Window frames are defined explicitly or implicitly. They depend on the presence of an ORDER BY clause within the OVER clause:
For explicit frame syntax, see the
windowFrameClause
under Syntax. You can define open-ended boundaries: from the beginning of the partition to the current row; from the current row to the end of the partition; or completely “unbounded” end to end. Alternatively, you can use explicit offsets (inclusive) that are relative to the current row in the partition.Implicit frames are used by default when the OVER clause does not include a
windowFrameClause
. The default frame depends on the function in question. See also Usage notes for window frames.
Range-based versus row-based window frames¶
Snowflake supports two main types of window frames:
- Row-based:
An exact sequence of rows belongs to the frame, based on a physical offset from the current row. For example,
5 PRECEDING
means the five rows preceding the current row. The offset must be a number. ROWS mode is inclusive and is always relative to the current row. If the specified number of preceding or following rows extends beyond the limits of the partition, Snowflake treats the value as NULL.If the frame has open-ended rather than explicitly numbered boundaries, a similar physical offset applies. For example, ROWS BETWEEN UNBOUNDED PRECEDING AND CURRENT ROW means that the frame consists of the whole set of rows (zero or more) that physically precede the current row and the current row itself.
- Range-based:
A logical range of rows belongs to the frame, given an offset from the ORDER BY value for the current row. For example,
5 PRECEDING
means rows with ORDER BY values that have the ORDER BY value of the current row, plus or minus a maximum of 5 (plus for DESC order, minus for ASC order). The offset value may be a number or an interval.If the frame has open-ended rather than numbered boundaries, a similar logical offset applies. For example, RANGE BETWEEN UNBOUNDED PRECEDING AND CURRENT ROW means that the frame consists of all the rows that physically precede the current row, the current row itself, and any adjacent rows that have the same ORDER BY value as the current row. For a RANGE window frame, CURRENT ROW does not mean physically the current row; it means all the rows that have the same ORDER BY value as the current physical row.

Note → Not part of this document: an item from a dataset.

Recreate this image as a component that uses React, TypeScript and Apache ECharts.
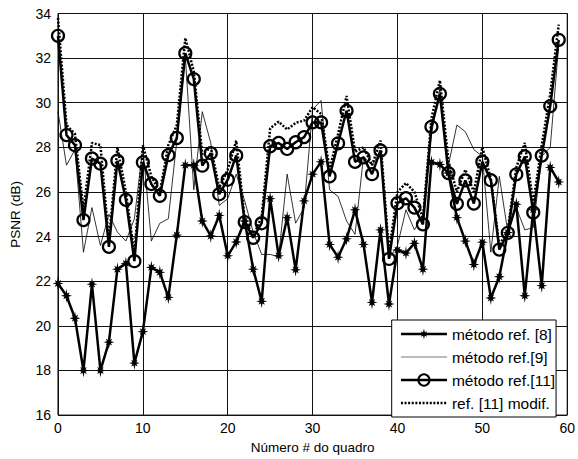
import React, { useEffect, useRef } from "react";
import * as echarts from "echarts";

const frames = [
  0, 1, 2, 3, 4, 5, 6, 7, 8, 9, 10, 11, 12, 13, 14, 15, 16, 17, 18, 19,
  20, 21, 22, 23, 24, 25, 26, 27, 28, 29, 30, 31, 32, 33, 34, 35, 36, 37, 38, 39,
  40, 41, 42, 43, 44, 45, 46, 47, 48, 49, 50, 51, 52, 53, 54, 55, 56, 57, 58, 59,
];

const ref8 = [
  21.9, 21.35, 20.34, 18.0, 21.87, 18.0, 19.27, 22.54, 22.8, 18.33,
  19.74, 22.62, 22.4, 21.28, 24.07, 27.2, 27.2, 24.7, 24.03, 24.95,
  23.14, 23.76, 24.7, 22.54, 21.1, 25.7, 23.14, 24.85, 22.51, 25.6,
  26.8, 27.35, 23.65, 23.08, 23.9, 25.2, 23.65, 21.05, 24.3, 20.98,
  23.4, 23.26, 23.7, 22.54, 27.33, 27.23, 26.85, 24.85, 23.8, 22.75,
  23.75, 21.25, 22.2, 24.18, 25.45, 21.35, 25.2, 21.8, 27.1, 26.45,
];

const ref9 = [
  29.6, 27.2, 27.9, 23.3, 25.3, 23.6, 25.0, 24.2, 23.8, 24.8,
  28.0, 23.8, 24.6, 24.8, 28.3, 32.1, 26.1, 29.6, 28.2, 25.4,
  25.7, 26.8, 25.6, 24.2, 23.2, 23.2, 23.1, 26.8, 24.6, 25.3,
  29.7, 30.1, 26.1, 25.8, 24.7, 24.1, 27.6, 27.2, 27.8, 23.0,
  23.6, 25.2, 24.3, 25.0, 28.6, 30.6, 27.2, 29.0, 28.7, 27.9,
  27.6, 23.3, 26.7, 24.2, 25.3, 24.3, 24.4, 27.6, 28.0, 32.6,
];

const ref11 = [
  33.0, 28.55, 28.1, 24.74, 27.5, 27.27, 23.54, 27.4, 25.65, 22.9,
  27.33, 26.36, 25.83, 27.65, 28.42, 32.22, 31.06, 27.18, 27.74, 25.9,
  26.55, 27.64, 24.65, 23.95, 24.6, 28.05, 28.2, 27.93, 28.23, 28.46,
  29.12, 29.12, 26.7, 28.18, 29.64, 27.35, 27.55, 26.8, 27.86, 23.0,
  25.5, 25.72, 25.3, 24.55, 28.92, 30.4, 26.85, 25.47, 26.52, 25.48,
  27.36, 26.53, 23.42, 24.17, 26.79, 27.59, 25.08, 27.63, 29.85, 32.82,
];

const ref11mod = [
  33.8, 29.0, 28.6, 25.2, 28.2, 28.1, 23.8, 28.0, 26.0, 23.2,
  28.1, 26.7, 26.0, 28.1, 29.0, 32.9, 31.4, 27.7, 28.0, 26.2,
  27.0, 28.3, 24.8, 24.0, 24.9, 28.85, 29.15, 28.8, 29.1, 29.2,
  29.8, 29.5, 27.0, 28.6, 30.3, 27.8, 28.0, 27.2, 28.3, 23.3,
  26.0, 26.4, 26.0, 24.8, 29.3, 31.0, 27.4, 26.0, 27.0, 26.0,
  28.0, 26.6, 23.6, 24.3, 27.1, 28.2, 25.5, 28.1, 30.4, 33.5,
];

const seriesNames = ["método ref. [8]", "método ref.[9]", "método ref.[11]", "ref. [11] modif."];

const FONT = "'Liberation Sans', Arial, Helvetica, sans-serif";

function starPath(): string {
  const pts: string[] = [];
  const outer = [10, 7, 8.5, 7, 10, 7, 8.5, 7];
  const inner = 3.4;
  for (let i = 0; i < 16; i++) {
    const ang = (i * Math.PI) / 8 - Math.PI / 2;
    const r = i % 2 === 0 ? outer[i / 2] : inner;
    const x = 10 + r * Math.cos(ang);
    const y = 10 + r * Math.sin(ang);
    pts.push(`${i === 0 ? "M" : "L"}${x.toFixed(2)} ${y.toFixed(2)}`);
  }
  return "path://" + pts.join(" ") + " Z";
}

const pairs = (vals: number[]) => frames.map((f, i) => [f, vals[i]]);

export default function App() {
  const ref = useRef<HTMLDivElement>(null);
  useEffect(() => {
    const chart = echarts.init(ref.current!, null, { renderer: "svg" });
    const hiddenSym = { color: "transparent", borderColor: "transparent", borderWidth: 0 };
    chart.setOption({
      animation: false,
      backgroundColor: "#fff",
      textStyle: { fontFamily: FONT },
      grid: {
        left: 56.7,
        right: 8.5,
        top: 13.5,
        bottom: 42,
        show: true,
        borderColor: "#000",
        borderWidth: 1,
      },
      xAxis: {
        type: "value",
        min: 0,
        max: 60,
        interval: 10,
        name: "Número # do quadro",
        nameLocation: "middle",
        nameGap: 24,
        nameTextStyle: { fontSize: 13.5, color: "#000", fontFamily: FONT },
        axisLine: { show: false },
        axisTick: { show: false },
        axisLabel: { fontSize: 14, color: "#000", margin: 6, fontFamily: FONT },
        splitLine: { show: true, lineStyle: { color: "#111", width: 1 } },
      },
      yAxis: {
        type: "value",
        min: 16,
        max: 34,
        interval: 2,
        name: "PSNR (dB)",
        nameLocation: "middle",
        nameGap: 36,
        nameTextStyle: { fontSize: 13.5, color: "#000", fontFamily: FONT },
        axisLine: { show: false },
        axisTick: { show: false },
        axisLabel: { fontSize: 14, color: "#000", margin: 7, fontFamily: FONT },
        splitLine: { show: true, lineStyle: { color: "#111", width: 1 } },
      },
      legend: {
        orient: "vertical",
        left: 391.7,
        top: 320,
        padding: [6, 1, 6, 8],
        itemWidth: 46,
        itemHeight: 14,
        itemGap: 7,
        backgroundColor: "#fff",
        borderColor: "#000",
        borderWidth: 1,
        borderRadius: 0,
        textStyle: { fontSize: 15.5, color: "#000", fontFamily: FONT },
        data: [
          { name: seriesNames[0], lineStyle: { width: 2.5, color: "#000" } },
          { name: seriesNames[1], itemStyle: hiddenSym, lineStyle: { width: 0.8, color: "#555" } },
          { name: seriesNames[2], lineStyle: { width: 2.5, color: "#000" } },
          {
            name: seriesNames[3],
            itemStyle: hiddenSym,
            lineStyle: { width: 2.5, color: "#000", type: [2, 1.6] },
          },
        ],
      },
      series: [
        {
          name: seriesNames[0],
          type: "line",
          data: pairs(ref8),
          symbol: starPath(),
          symbolSize: [11, 14],
          lineStyle: { color: "#000", width: 2.5 },
          itemStyle: { color: "#000" },
        },
        {
          name: seriesNames[1],
          type: "line",
          data: pairs(ref9),
          showSymbol: false,
          symbol: "circle",
          symbolSize: 0,
          lineStyle: { color: "#000", width: 0.8 },
          itemStyle: hiddenSym,
        },
        {
          name: seriesNames[2],
          type: "line",
          data: pairs(ref11),
          symbol: "circle",
          symbolSize: 12,
          lineStyle: { color: "#000", width: 2.5 },
          itemStyle: { color: "transparent", borderColor: "#000", borderWidth: 2.2 },
        },
        {
          name: seriesNames[3],
          type: "line",
          data: pairs(ref11mod),
          showSymbol: false,
          symbol: "circle",
          symbolSize: 0,
          lineStyle: { color: "#000", width: 2.5, type: [2, 1.6] },
          itemStyle: hiddenSym,
        },
      ],
    });
    return () => chart.dispose();
  }, []);
  return (
    <div
      ref={ref}
      style={{ position: "fixed", left: 0, top: 0, width: 578, height: 459, background: "#fff" }}
    />
  );
}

The distinctions in ROWS BETWEEN and RANGE BETWEEN window frames are important because window function queries may return very different results, depending on the ORDER BY expression, the data in the tables, and the exact definition of the frame. The following examples demonstrate the differences in behavior.
Comparing RANGE BETWEEN and ROWS BETWEEN with explicit offsets¶
A range-based window frame requires an ORDER BY column or expression and a RANGE BETWEEN specification. The logical boundary of the window frame depends on the ORDER BY value (a numeric constant or interval literal) for the current row.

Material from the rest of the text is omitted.